Are negative campaign ads affective? - KTTC Rochester, Austin, Mason City News, Weather and Sports

By Chris Conte

Are negative campaign ads affective?


ROCHESTER (KTTC-DT)-- As campaign season draws to a close, politicians across Minnesota are spending millions of dollars on negative campaign ads even though most voters and some political experts say they do little to sway undecided voters into voting for a specific candidate.

"To me there's varying degrees of negative campaigning," says Chad Isrealson.

Isrealson is a history and social-science professor at Rochester Community Technical College and believes negative ads usually energy those who already have a political identity.

"If you're doing your homework and paying attention, you shouldn't be swayed by these adds," he notes.

As campaign season moves into high gear, a majority of voters can usually be heard mumbling the phrase "This is the worst election I've ever seen," but negative campaigning has been around since the beginning of American politics and was even worse at the turn of the 19th century.
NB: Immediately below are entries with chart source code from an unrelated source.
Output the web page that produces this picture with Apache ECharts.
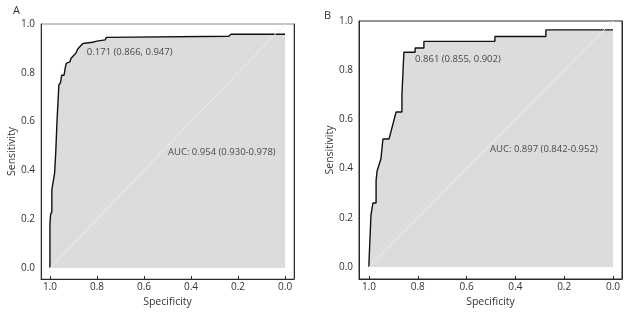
<!DOCTYPE html>
<html>
<head>
<meta charset="utf-8">
<script src="https://cdn.jsdelivr.net/npm/echarts@6/dist/echarts.min.js"></script>
<style>
  html, body { margin: 0; padding: 0; background: #fff; }
  #chart { width: 635px; height: 313px; }
</style>
</head>
<body>
<div id="chart"></div>
<script>
// ROC curve A, [specificity, sensitivity] stair vertices
const rocA = [
  [1.000, 0.000], [1.000, 0.180], [0.997, 0.220], [0.992, 0.230], [0.992, 0.320],
  [0.980, 0.390], [0.975, 0.480], [0.970, 0.600], [0.962, 0.750], [0.955, 0.760],
  [0.950, 0.790], [0.940, 0.790], [0.935, 0.820], [0.930, 0.840], [0.915, 0.845],
  [0.910, 0.860], [0.900, 0.870], [0.890, 0.880], [0.880, 0.900], [0.870, 0.910],
  [0.860, 0.920], [0.820, 0.925], [0.800, 0.930], [0.765, 0.935], [0.760, 0.945],
  [0.240, 0.950], [0.230, 0.958], [0.000, 0.958],
]

// ROC curve B
const rocB = [
  [1.000, 0.000], [1.000, 0.020], [0.992, 0.020], [0.992, 0.210], [0.984, 0.210],
  [0.984, 0.260], [0.971, 0.260], [0.971, 0.350], [0.967, 0.350], [0.967, 0.390],
  [0.951, 0.440], [0.943, 0.440], [0.943, 0.520], [0.918, 0.520], [0.889, 0.630],
  [0.865, 0.630], [0.865, 0.700], [0.857, 0.700], [0.857, 0.873], [0.811, 0.873],
  [0.811, 0.890], [0.775, 0.890], [0.775, 0.917], [0.484, 0.917], [0.484, 0.937],
  [0.275, 0.937], [0.275, 0.964], [0.000, 0.964],
]

const diagonal = [[1, 0], [0, 1]]
const tickValues = [0, 0.2, 0.4, 0.6, 0.8, 1.0]

const cutoffA = { text: '0.171 (0.866, 0.947)', at: [0.843, 0.885] }
const aucA = { text: 'AUC: 0.954 (0.930-0.978)', at: [0.498, 0.475] }
const cutoffB = { text: '0.861 (0.855, 0.902)', at: [0.811, 0.845] }
const aucB = { text: 'AUC: 0.897 (0.842-0.952)', at: [0.504, 0.478] }

const FONT = 'Open Sans'
const TEXT = '#333'
const LINE = '#2a2a2a'

function xAxisFor(gridIndex, min, max) {
  return {
    type: 'value',
    gridIndex,
    inverse: true,
    min,
    max,
    name: 'Specificity',
    nameLocation: 'middle',
    nameGap: 11,
    nameTextStyle: { color: TEXT, fontFamily: FONT, fontSize: 10.5 },
    axisLine: { show: true, onZero: false, lineStyle: { color: LINE, width: 1 } },
    axisTick: { show: true, inside: true, length: 3, customValues: tickValues, lineStyle: { color: LINE } },
    axisLabel: {
      customValues: tickValues,
      color: TEXT,
      fontFamily: FONT,
      fontSize: 10,
      margin: 3,
      formatter: (v) => v.toFixed(1),
    },
    splitLine: { show: false },
  }
}

function yAxisFor(gridIndex, min, max) {
  return {
    type: 'value',
    gridIndex,
    min,
    max,
    name: 'Sensitivity',
    nameLocation: 'middle',
    nameGap: 23,
    nameTextStyle: { color: TEXT, fontFamily: FONT, fontSize: 10.5 },
    axisLine: { show: true, onZero: false, lineStyle: { color: LINE, width: 1 } },
    axisTick: { show: false, customValues: tickValues },
    axisLabel: {
      customValues: tickValues,
      color: TEXT,
      fontFamily: FONT,
      fontSize: 10,
      margin: 6,
      formatter: (v) => v.toFixed(1),
    },
    splitLine: { show: false },
  }
}

function rightEdge(gridIndex, min, max) {
  return {
    type: 'value',
    gridIndex,
    position: 'right',
    min,
    max,
    axisLine: { show: true, onZero: false, lineStyle: { color: LINE, width: 1 } },
    axisTick: { show: false },
    axisLabel: { show: false },
    splitLine: { show: false },
  }
}

function rocSeries(data, xi, yi) {
  return {
    type: 'line',
    xAxisIndex: xi,
    yAxisIndex: yi,
    data,
    symbol: 'none',
    silent: true,
    lineStyle: { color: '#111', width: 1.4 },
    areaStyle: { color: '#dcdcdc', opacity: 1, origin: 0 },
    z: 2,
  }
}

function diagSeries(xi, yi) {
  return {
    type: 'line',
    xAxisIndex: xi,
    yAxisIndex: yi,
    data: diagonal,
    symbol: 'none',
    silent: true,
    lineStyle: { color: '#ededed', width: 1 },
    z: 3,
  }
}

function noteSeries(notes, xi, yi) {
  return {
    type: 'scatter',
    xAxisIndex: xi,
    yAxisIndex: yi,
    symbolSize: 0,
    silent: true,
    data: notes.map((n) => ({
      value: n.at,
      label: {
        show: true,
        position: 'right',
        distance: 0,
        formatter: n.text,
        color: '#222',
        fontFamily: FONT,
        fontSize: 9.5,
      },
    })),
    z: 4,
  }
}

const chart = echarts.init(document.getElementById('chart'), null, { renderer: 'canvas' })

chart.setOption({
  animation: false,
  backgroundColor: '#fff',
  title: [
    { text: 'A', left: 8, top: 0, textStyle: { fontFamily: FONT, fontSize: 11, fontWeight: 'normal', color: TEXT } },
    { text: 'B', left: 319, top: 5, textStyle: { fontFamily: FONT, fontSize: 11, fontWeight: 'normal', color: TEXT } },
  ],
  grid: [
    { left: 41, right: 341, top: 24, bottom: 34, show: true, borderColor: '#8a8a8a', borderWidth: 1 },
    { left: 359, right: 13, top: 21, bottom: 34, show: true, borderColor: LINE, borderWidth: 1 },
  ],
  xAxis: [
    xAxisFor(0, -0.038, 1.038),
    xAxisFor(1, -0.037, 1.041),
  ],
  yAxis: [
    yAxisFor(0, -0.045, 1.0),
    rightEdge(0, -0.045, 1.0),
    yAxisFor(1, -0.049, 1.0),
    rightEdge(1, -0.049, 1.0),
  ],
  series: [
    rocSeries(rocA, 0, 0),
    diagSeries(0, 0),
    noteSeries([cutoffA, aucA], 0, 0),
    rocSeries(rocB, 1, 2),
    diagSeries(1, 2),
    noteSeries([cutoffB, aucB], 1, 2),
  ],
})
</script>
</body>
</html>
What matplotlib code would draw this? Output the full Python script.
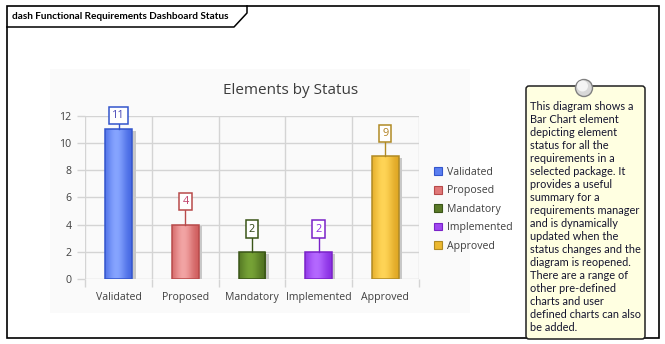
import matplotlib
matplotlib.use("Agg")
import matplotlib.pyplot as plt
import numpy as np
from matplotlib.patches import Rectangle, FancyBboxPatch, Circle, Patch
from matplotlib.colors import to_rgb

# ---------------- data ----------------
categories = ["Validated", "Proposed", "Mandatory", "Implemented", "Approved"]
counts = [11, 4, 2, 2, 9]
light_colors = ["#86a4ff", "#f2a4a4", "#76a236", "#b468ff", "#ffd456"]
dark_colors = ["#3f62e0", "#cc5656", "#4a6a1e", "#8428e0", "#dca21e"]
edge_colors = ["#3355cc", "#b84a4a", "#3a5518", "#7a22c8", "#b08a24"]
label_colors = ["#4a4ab8", "#c0406a", "#2e4414", "#8a2be2", "#b08020"]
legend_colors = ["#5a7ef0", "#e07878", "#5a7a28", "#a048f0", "#ecb830"]
yticks = [0, 2, 4, 6, 8, 10, 12]
title = "Elements by Status"
header = "dash Functional Requirements Dashboard Status"
note_lines = [
    "This diagram shows a", "Bar Chart element", "depicting element",
    "status for all the", "requirements in a", "selected package. It",
    "provides a useful", "summary for a", "requirements manager",
    "and is dynamically", "updated when the", "status changes and the",
    "diagram is reopened.", "There are a range of", "other pre-defined",
    "charts and user", "defined charts can also", "be added.",
]

W, H = 665, 344
fig = plt.figure(figsize=(W / 100, H / 100), dpi=100)
fig.patch.set_facecolor("white")

# background canvas in pixel coordinates
bg = fig.add_axes([0, 0, 1, 1])
bg.set_xlim(0, W)
bg.set_ylim(H, 0)
bg.axis("off")

# outer frame
bg.add_patch(Rectangle((7, 6), 652, 332, fill=False, ec="black", lw=1.2))
# header tab
bg.plot([7, 234, 247, 247], [27, 27, 13, 6], color="black", lw=1.1)
bg.text(12, 16.5, header, fontsize=7.2, fontweight="bold", family="Lato",
        va="center", ha="left", color="black")

# chart panel background
bg.add_patch(Rectangle((50, 69), 420, 244, fc="#fafafa", ec="none"))
bg.text(291, 90, title, fontsize=11, color="#3c3c3c", ha="center", va="center",
        family="Open Sans")

# note box
bg.add_patch(FancyBboxPatch((526, 86), 119, 253, boxstyle="round,pad=0,rounding_size=3",
                            fc="#ffffe1", ec="#202020", lw=1.1))
bg.add_patch(Circle((584, 88), 8.5, fc="#d8d8d8", ec="#808080", lw=1))
bg.add_patch(Circle((582.5, 86), 5.5, fc="#f4f4f4", ec="none"))
for i, line in enumerate(note_lines):
    bg.text(530, 106.5 + i * 13, line, fontsize=7.9, family="Lato",
            color="#14142e", ha="left", va="center")

# ---------------- chart axes ----------------
x0, x1, y0, y1 = 85.5, 418.5, 279.3, 115.5
ax = fig.add_axes([x0 / W, 1 - y0 / H, (x1 - x0) / W, (y0 - y1) / H])
ax.set_facecolor("none")
n = len(categories)
for s in ax.spines.values():
    s.set_visible(False)

gridc = "#d4d4d4"
ax.set_yticks(yticks)
ax.set_xticks(np.arange(n))
ax.set_xticklabels(categories)
ax.set_xticks(np.arange(n + 1) - 0.5, minor=True)
ax.tick_params(axis="x", which="major", length=0, pad=9, labelsize=7.6, labelcolor="#404040")
ax.tick_params(axis="x", which="minor", length=6, color=gridc, width=1)
ax.tick_params(axis="y", length=6, color=gridc, width=1, labelsize=7.6, labelcolor="#404040", pad=4)
for lab in ax.get_xticklabels() + ax.get_yticklabels():
    lab.set_family("Open Sans")
ax.grid(True, axis="y", which="major", color=gridc, lw=1)
ax.grid(True, axis="x", which="minor", color=gridc, lw=1)
ax.set_axisbelow(True)

ymax = yticks[-1]
bw = 0.4
px_x = n / (x1 - x0)          # data units per pixel in x
px_y = ymax / (y0 - y1)       # data units per pixel in y
for i, (v, lc, dc, ec, tc) in enumerate(zip(counts, light_colors, dark_colors, edge_colors, label_colors)):
    left = i - bw / 2
    # shadow
    ax.add_patch(Rectangle((left + 3.5 * px_x, 0), bw, v - 1.5 * px_y, fc="#c8c8c8", ec="none", zorder=2))
    # gradient body
    t = np.linspace(0, 1, 64)
    prof = np.exp(-((t - 0.42) / 0.38) ** 2)
    cl, cd = np.array(to_rgb(lc)), np.array(to_rgb(dc))
    img = cd[None, :] + (cl - cd)[None, :] * prof[:, None]
    rect = Rectangle((left, 0), bw, v, fc="none", ec=ec, lw=1.1, zorder=4)
    ax.add_patch(rect)
    im = ax.imshow(img[None, :, :], extent=(left, left + bw, 0, v), aspect="auto",
                   zorder=3, interpolation="bilinear")
    im.set_clip_path(rect)
    # label with leader line (label kept inside the plot top)
    ly = min(v + 23 * px_y, ymax)
    ax.plot([i, i], [v, ly - 7 * px_y], color=ec, lw=1, zorder=4, clip_on=False)
    ax.text(i, ly, str(v), ha="center", va="center", fontsize=7.8, color=tc,
            family="Open Sans", zorder=6, clip_on=False,
            bbox=dict(boxstyle="square,pad=0.28", fc="white", ec=ec, lw=1.1))
ax.set_xlim(-0.5, n - 0.5)
ax.set_ylim(0, ymax)

# legend
handles = [Patch(fc=c, ec=e, lw=0.8) for c, e in zip(legend_colors, edge_colors)]
leg = fig.legend(handles, categories, loc="upper left",
                 bbox_to_anchor=(434 / W, 1 - 167 / H), frameon=False,
                 fontsize=7.6, handlelength=0.75, handleheight=0.75, handletextpad=0.45,
                 labelspacing=0.7, borderpad=0, borderaxespad=0)
for t in leg.get_texts():
    t.set_color("#404040")
    t.set_family("Open Sans")

fig.savefig("out.png", dpi=100)
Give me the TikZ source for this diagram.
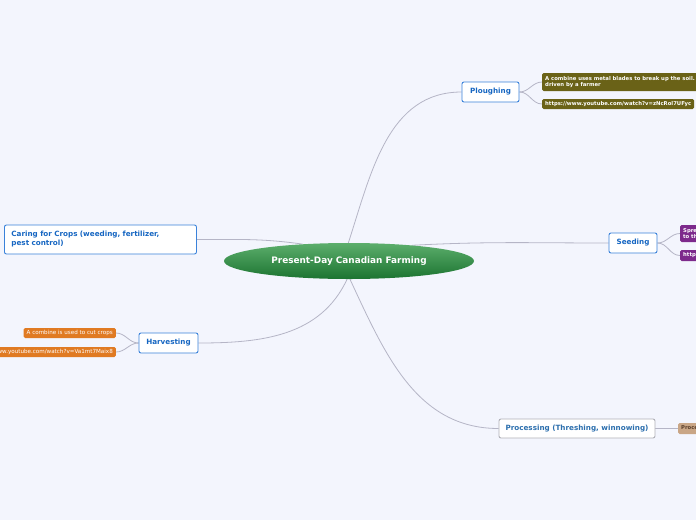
\documentclass[tikz,border=0pt]{standalone}
\usepackage{fontspec}
\setmainfont{DejaVu Sans}
\usetikzlibrary{shapes.geometric,backgrounds}
\definecolor{bgcol}{HTML}{F3F5FD}
\definecolor{linkgrey}{HTML}{B5B5C6}
\definecolor{topicblue}{HTML}{3A82DA}
\definecolor{topictext}{HTML}{1666C2}
\definecolor{procline}{HTML}{B0B0B8}
\definecolor{proctext}{HTML}{2C6FAE}
\definecolor{rootlight}{HTML}{5CAE6C}
\definecolor{rootdark}{HTML}{1C7431}
\definecolor{olive}{HTML}{6A6217}
\definecolor{plum}{HTML}{7D2A8C}
\definecolor{pumpkin}{HTML}{E07A22}
\definecolor{tan}{HTML}{C9A686}
\definecolor{tantext}{HTML}{5A3E2A}
\tikzstyle{root} = [ellipse, top color=rootlight, bottom color=rootdark, minimum width=250pt, minimum height=36pt, text=white, font=\fontsize{8.9}{10}\selectfont\bfseries]
\tikzstyle{topic} = [rectangle, rounded corners=2pt, draw=topicblue, line width=0.9pt, fill=white, text=topictext, font=\fontsize{7.2}{9}\selectfont\bfseries, minimum height=20pt, inner sep=0pt]
\tikzstyle{leaf} = [rectangle, rounded corners=1.5pt, text=white, font=\fontsize{5.3}{5.9}\selectfont\bfseries, inner xsep=3pt, inner ysep=1pt, align=left]
\tikzstyle{link} = [draw=linkgrey, line width=0.8pt]

\begin{document}
\begin{tikzpicture}[x=1pt, y=-1pt]
    \useasboundingbox (0,0) rectangle (696,520);
    \clip (0,0) rectangle (696,520);
    \node[root] (root) at (349,261) {Present-Day Canadian Farming};
    \node[topic, minimum width=57pt] (plough) at (490.5,92) {Ploughing};
    \node[topic, minimum width=48pt] (seed) at (633,243) {Seeding};
    \node[topic, minimum width=156pt, minimum height=19pt, draw=procline, text=proctext] (proc) at (577,428.5) {Processing (Threshing, winnowing)};
    \node[topic, minimum width=59pt] (harv) at (168.5,343) {Harvesting};
    \node[topic, anchor=west, minimum height=29pt, text width=178pt, align=left, inner xsep=7pt] (care) at (4,239.5) {Caring for Crops (weeding, fertilizer,\\pest control)};
    \node[leaf, fill=olive, anchor=west, minimum height=18pt] (pl1) at (542,82) {A combine uses metal blades to break up the soil. It is\\driven by a farmer};
    \node[leaf, fill=olive, anchor=west, minimum height=10pt] (pl2) at (542,104) {https://www.youtube.com/watch?v=zNcRol7UFyc};
    \node[leaf, fill=plum, anchor=west, minimum height=17pt] (sd1) at (680,233.5) {Spreading seeds\\to the field};
    \node[leaf, fill=plum, anchor=west, minimum height=11pt] (sd2) at (680,255.5) {https://www.youtube.com};
    \node[leaf, fill=tan, text=tantext, anchor=west, minimum height=11pt] (pr1) at (678,428.5) {Processing};
    \node[leaf, fill=pumpkin, anchor=east, minimum height=10pt, font=\fontsize{5.6}{6.2}\selectfont] (hv1) at (116,333) {A combine is used to cut crops};
    \node[leaf, fill=pumpkin, anchor=east, minimum height=10pt, font=\fontsize{5.6}{6.2}\selectfont] (hv2) at (116,352) {https://www.youtube.com/watch?v=Va1mt7Maix8};
    \begin{scope}[on background layer]
    \fill[bgcol] (0,0) rectangle (696,520);
    \draw[link]
    (root.92) edge[out=72, in=180] (plough.west)
    (root.14) edge[out=3, in=180] (seed.west)
    (root.-87) edge[out=-65, in=180] (proc.west)
    (root.-96) edge[out=-115, in=0] (harv.east)
    (root.160) edge[out=172, in=0] (care.east)
    (plough.east) edge[out=0, in=180] (pl1.west)
    (plough.east) edge[out=0, in=180] (pl2.west)
    (seed.east) edge[out=0, in=180] (sd1.west)
    (seed.east) edge[out=0, in=180] (sd2.west)
    (proc.east) edge[out=0, in=180] (pr1.west)
    (harv.west) edge[out=180, in=0] (hv1.east)
    (harv.west) edge[out=180, in=0] (hv2.east)
    ;
    \end{scope}
\end{tikzpicture}
\end{document}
"When John Quincy Adams ran against Andrew Jackson they tried to portray him (Jackson) as the illegitimate son of a prostitute because his father had actually died before Jackson was born," Isrealson says, "of course today that would never fly."

But as politicians try and pull in those final few crucial voters, Israelson doesn't expect negative ads to go away anytime soon.

"You see this ad and you think, they're terrible, I have to go and vote against them."